- **Work instructions**:
Write out each line that follows exactly as it stands, without the pictures.

- **Dataset section**:
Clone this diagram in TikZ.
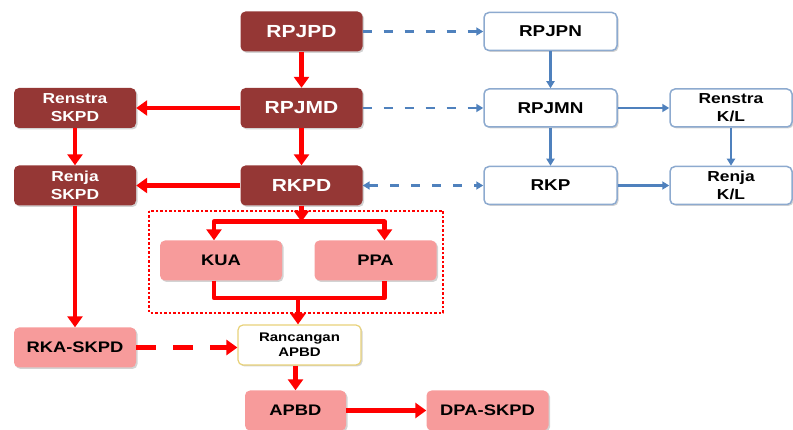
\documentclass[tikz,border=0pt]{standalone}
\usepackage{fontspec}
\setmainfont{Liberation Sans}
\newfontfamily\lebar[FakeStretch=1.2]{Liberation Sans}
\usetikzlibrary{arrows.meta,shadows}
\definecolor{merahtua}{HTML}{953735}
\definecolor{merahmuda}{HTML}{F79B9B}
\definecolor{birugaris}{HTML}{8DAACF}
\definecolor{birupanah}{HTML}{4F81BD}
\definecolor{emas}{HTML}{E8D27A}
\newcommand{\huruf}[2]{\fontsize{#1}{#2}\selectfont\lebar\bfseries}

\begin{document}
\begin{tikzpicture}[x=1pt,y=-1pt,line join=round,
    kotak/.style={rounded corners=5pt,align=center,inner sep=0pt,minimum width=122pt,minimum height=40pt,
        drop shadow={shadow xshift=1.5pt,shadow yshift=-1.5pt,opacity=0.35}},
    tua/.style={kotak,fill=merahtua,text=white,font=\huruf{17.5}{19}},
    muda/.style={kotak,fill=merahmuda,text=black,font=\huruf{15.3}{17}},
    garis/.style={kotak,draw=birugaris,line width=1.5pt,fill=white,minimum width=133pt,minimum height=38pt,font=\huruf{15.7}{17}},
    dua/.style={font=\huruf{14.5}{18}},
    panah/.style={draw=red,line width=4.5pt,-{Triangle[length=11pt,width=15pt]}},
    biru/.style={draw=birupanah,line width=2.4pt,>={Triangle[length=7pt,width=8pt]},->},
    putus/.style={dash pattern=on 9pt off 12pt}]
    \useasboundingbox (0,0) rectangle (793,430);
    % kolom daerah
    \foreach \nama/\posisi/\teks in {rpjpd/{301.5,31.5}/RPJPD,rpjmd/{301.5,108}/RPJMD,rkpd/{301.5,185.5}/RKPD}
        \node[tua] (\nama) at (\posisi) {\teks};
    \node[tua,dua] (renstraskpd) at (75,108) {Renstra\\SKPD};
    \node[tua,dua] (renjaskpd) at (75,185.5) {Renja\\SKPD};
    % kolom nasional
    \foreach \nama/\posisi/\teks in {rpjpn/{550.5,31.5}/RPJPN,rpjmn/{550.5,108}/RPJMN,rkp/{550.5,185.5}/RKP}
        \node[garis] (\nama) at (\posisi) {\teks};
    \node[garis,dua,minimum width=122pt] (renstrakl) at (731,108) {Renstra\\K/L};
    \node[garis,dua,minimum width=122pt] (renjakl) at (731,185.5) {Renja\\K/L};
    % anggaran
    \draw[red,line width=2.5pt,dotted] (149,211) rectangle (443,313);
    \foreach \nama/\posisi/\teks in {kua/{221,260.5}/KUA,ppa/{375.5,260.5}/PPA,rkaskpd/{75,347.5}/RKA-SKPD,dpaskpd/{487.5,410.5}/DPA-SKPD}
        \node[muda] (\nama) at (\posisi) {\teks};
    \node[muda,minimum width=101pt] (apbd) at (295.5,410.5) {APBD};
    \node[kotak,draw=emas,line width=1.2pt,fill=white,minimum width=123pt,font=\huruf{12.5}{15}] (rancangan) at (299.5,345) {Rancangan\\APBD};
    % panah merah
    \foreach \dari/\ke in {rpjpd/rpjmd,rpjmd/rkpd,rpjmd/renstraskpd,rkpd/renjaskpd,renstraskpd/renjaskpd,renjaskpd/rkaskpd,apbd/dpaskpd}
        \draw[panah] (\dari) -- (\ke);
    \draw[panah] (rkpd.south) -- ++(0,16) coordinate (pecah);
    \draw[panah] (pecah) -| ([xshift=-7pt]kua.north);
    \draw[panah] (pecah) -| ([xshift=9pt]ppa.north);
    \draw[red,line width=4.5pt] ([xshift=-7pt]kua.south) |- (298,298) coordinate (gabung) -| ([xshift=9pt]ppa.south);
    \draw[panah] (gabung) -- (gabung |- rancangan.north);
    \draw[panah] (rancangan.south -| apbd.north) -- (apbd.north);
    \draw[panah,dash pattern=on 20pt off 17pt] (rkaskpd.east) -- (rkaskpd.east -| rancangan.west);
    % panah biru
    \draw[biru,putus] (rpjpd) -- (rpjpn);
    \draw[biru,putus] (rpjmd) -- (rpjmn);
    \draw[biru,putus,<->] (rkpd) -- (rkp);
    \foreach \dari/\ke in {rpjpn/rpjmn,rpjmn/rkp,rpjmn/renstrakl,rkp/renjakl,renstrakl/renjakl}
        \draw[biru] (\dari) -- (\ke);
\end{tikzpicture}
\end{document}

- **The result**:
Clone this diagram in TikZ.
\documentclass[tikz,border=0pt]{standalone}
\usepackage{fontspec}
\setmainfont{Liberation Sans}
\newfontfamily\lebar[FakeStretch=1.2]{Liberation Sans}
\usetikzlibrary{arrows.meta,shadows}
\definecolor{merahtua}{HTML}{953735}
\definecolor{merahmuda}{HTML}{F79B9B}
\definecolor{birugaris}{HTML}{8DAACF}
\definecolor{birupanah}{HTML}{4F81BD}
\definecolor{emas}{HTML}{E8D27A}
\newcommand{\huruf}[2]{\fontsize{#1}{#2}\selectfont\lebar\bfseries}

\begin{document}
\begin{tikzpicture}[x=1pt,y=-1pt,line join=round,
    kotak/.style={rounded corners=5pt,align=center,inner sep=0pt,minimum width=122pt,minimum height=40pt,
        drop shadow={shadow xshift=1.5pt,shadow yshift=-1.5pt,opacity=0.35}},
    tua/.style={kotak,fill=merahtua,text=white,font=\huruf{17.5}{19}},
    muda/.style={kotak,fill=merahmuda,text=black,font=\huruf{15.3}{17}},
    garis/.style={kotak,draw=birugaris,line width=1.5pt,fill=white,minimum width=133pt,minimum height=38pt,font=\huruf{15.7}{17}},
    dua/.style={font=\huruf{14.5}{18}},
    panah/.style={draw=red,line width=4.5pt,-{Triangle[length=11pt,width=15pt]}},
    biru/.style={draw=birupanah,line width=2.4pt,>={Triangle[length=7pt,width=8pt]},->},
    putus/.style={dash pattern=on 9pt off 12pt}]
    \useasboundingbox (0,0) rectangle (793,430);
    % kolom daerah
    \foreach \nama/\posisi/\teks in {rpjpd/{301.5,31.5}/RPJPD,rpjmd/{301.5,108}/RPJMD,rkpd/{301.5,185.5}/RKPD}
        \node[tua] (\nama) at (\posisi) {\teks};
    \node[tua,dua] (renstraskpd) at (75,108) {Renstra\\SKPD};
    \node[tua,dua] (renjaskpd) at (75,185.5) {Renja\\SKPD};
    % kolom nasional
    \foreach \nama/\posisi/\teks in {rpjpn/{550.5,31.5}/RPJPN,rpjmn/{550.5,108}/RPJMN,rkp/{550.5,185.5}/RKP}
        \node[garis] (\nama) at (\posisi) {\teks};
    \node[garis,dua,minimum width=122pt] (renstrakl) at (731,108) {Renstra\\K/L};
    \node[garis,dua,minimum width=122pt] (renjakl) at (731,185.5) {Renja\\K/L};
    % anggaran
    \draw[red,line width=2.5pt,dotted] (149,211) rectangle (443,313);
    \foreach \nama/\posisi/\teks in {kua/{221,260.5}/KUA,ppa/{375.5,260.5}/PPA,rkaskpd/{75,347.5}/RKA-SKPD,dpaskpd/{487.5,410.5}/DPA-SKPD}
        \node[muda] (\nama) at (\posisi) {\teks};
    \node[muda,minimum width=101pt] (apbd) at (295.5,410.5) {APBD};
    \node[kotak,draw=emas,line width=1.2pt,fill=white,minimum width=123pt,font=\huruf{12.5}{15}] (rancangan) at (299.5,345) {Rancangan\\APBD};
    % panah merah
    \foreach \dari/\ke in {rpjpd/rpjmd,rpjmd/rkpd,rpjmd/renstraskpd,rkpd/renjaskpd,renstraskpd/renjaskpd,renjaskpd/rkaskpd,apbd/dpaskpd}
        \draw[panah] (\dari) -- (\ke);
    \draw[panah] (rkpd.south) -- ++(0,16) coordinate (pecah);
    \draw[panah] (pecah) -| ([xshift=-7pt]kua.north);
    \draw[panah] (pecah) -| ([xshift=9pt]ppa.north);
    \draw[red,line width=4.5pt] ([xshift=-7pt]kua.south) |- (298,298) coordinate (gabung) -| ([xshift=9pt]ppa.south);
    \draw[panah] (gabung) -- (gabung |- rancangan.north);
    \draw[panah] (rancangan.south -| apbd.north) -- (apbd.north);
    \draw[panah,dash pattern=on 20pt off 17pt] (rkaskpd.east) -- (rkaskpd.east -| rancangan.west);
    % panah biru
    \draw[biru,putus] (rpjpd) -- (rpjpn);
    \draw[biru,putus] (rpjmd) -- (rpjmn);
    \draw[biru,putus,<->] (rkpd) -- (rkp);
    \foreach \dari/\ke in {rpjpn/rpjmn,rpjmn/rkp,rpjmn/renstrakl,rkp/renjakl,renstrakl/renjakl}
        \draw[biru] (\dari) -- (\ke);
\end{tikzpicture}
\end{document}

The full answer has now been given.